Additionally, geopolitical risks remain a significant factor. A major strike by Israel on Hezbollah targets in Lebanon has heightened tensions in the Middle East, a region critical to global oil supply. Any further escalation could lead to supply disruptions, which would likely push oil prices higher.

Despite these upward movements, Brent crude futures are still down around 14% this quarter, illustrating the fragile nature of the recovery. Industrial metals like copper and zinc have also risen in response to the improved sentiment, reflecting a broader recovery in commodities.

Impact on Exxon Mobil (NYSE: XOM)

Exxon Mobil is closely linked to the health of the oil market, with its stock performance often reflecting shifts in oil prices. In the upcoming earnings disclosure, the company is expected to report earnings per share (EPS) of $1.95, representing a 14.1% decline compared to the same quarter last year. However, revenue is projected to reach $94.5 billion, up by 4.1% from the previous year. This growth in revenue, despite the drop in earnings, suggests that the company is navigating the challenging market conditions relatively well.

For the full fiscal year, Exxon’s earnings are expected to decline by 15.34%, with revenue projected to grow by 5.19%, underscoring the mixed nature of its performance. While the company's earnings have faced pressure due to lower oil prices and higher production costs, its revenue growth reflects its strong market position and ability to manage its operations effectively.
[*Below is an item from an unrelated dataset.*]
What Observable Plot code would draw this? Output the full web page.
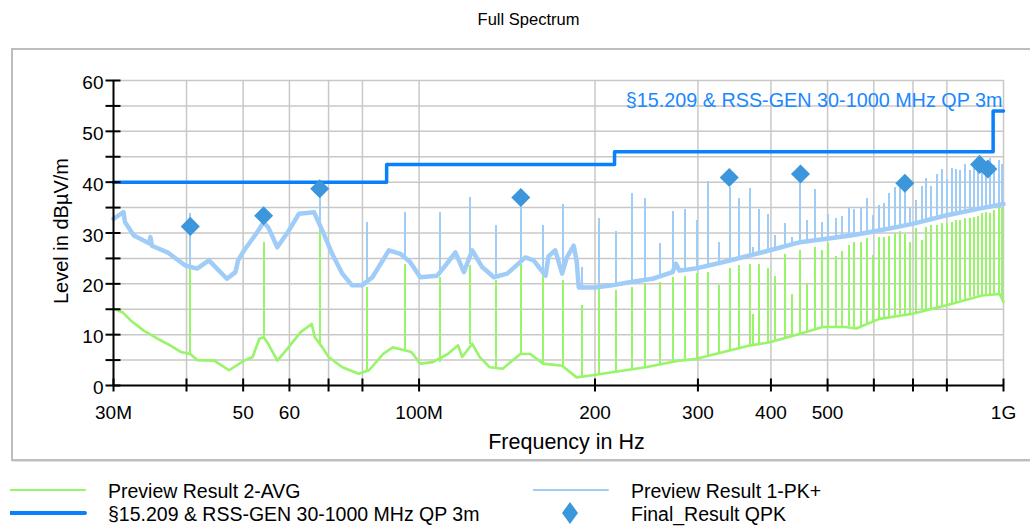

Exxon has historically been sensitive to changes in market sentiment, with revisions in analyst forecasts often influencing short-term stock movements. Recent downward revisions to the company’s earnings estimates highlight the uncertainty surrounding its future performance. However, the company’s strategic position in the Oil and Gas - Integrated - International sector, coupled with its solid operational track record, continues to make it an attractive stock for long-term investors.

Valuation Concerns and Growth Prospects for Chevron (NYSE: CVX)

Chevron, like Exxon, has experienced challenges due to fluctuations in oil prices. Over the past six months, Chevron’s stock has underperformed its peers in the Oil and Gas - Integrated - International industry, declining by 3.2% compared to the industry’s average of 1.6%. This underperformance can be attributed to the company's high sensitivity to oil price movements and its relatively high valuation.

One of the key concerns for Chevron is its sub-100% reserve replacement ratio, meaning that the company is not fully replenishing the energy it extracts. This metric is crucial for long-term sustainability, as it indicates the company’s ability to maintain its production levels in the future. Investors are advised to monitor this closely, as it could impact Chevron's ability to grow its production base over time.

On the positive side, Chevron holds a dominant position in the Permian Basin, one of the most lucrative oil-producing regions in the United States. The company’s planned acquisition of Hess Corporation is expected to strengthen its presence in oil-rich Guyana, potentially boosting its production capacity and revenue streams. This acquisition, valued at $53 billion, is currently awaiting final approval from regulatory authorities, with a decision expected soon.

Once completed, the deal would significantly enhance Chevron’s ability to compete with other major players in the industry, including Exxon. However, uncertainty over the timing of the acquisition’s closure has weighed on Chevron’s stock, contributing to a 1% decline in share price this year. Despite these challenges, Chevron remains well-positioned for long-term growth, especially if oil prices continue to recover.

Author's Analysis: Outlook for the Energy Sector

The current state of the energy sector, especially oil and gas stocks, is defined by a challenging mix of geopolitical tension, economic instability, and unpredictable demand patterns. While companies like Chevron and Exxon Mobil face significant obstacles, these market conditions also create room for potential growth, particularly if oil prices stabilize or show an upward trend.

For Exxon, short-term success will be largely influenced by fluctuations in oil prices and the company's ability to manage operational costs efficiently. Exxon’s future performance will also be shaped by its agility in adapting to market shifts and the broader economic landscape. On the other hand, Chevron’s longer-term prospects are more closely tied to its strategic acquisitions and its ability to sustain and grow its production capacity. The company's planned merger with Hess Corporation could significantly enhance its position in high-growth regions like Guyana, offering a boost to its production profile.

Given the volatility in global markets, investors should approach the energy sector with caution. Economic developments, particularly in major oil-consuming countries, and potential supply chain disruptions due to geopolitical factors will play a critical role in determining the future trajectory of oil prices. Despite these risks, both Chevron and Exxon remain well-positioned to benefit from any sustained recovery in oil prices, thanks to their strong market presence and robust operational frameworks.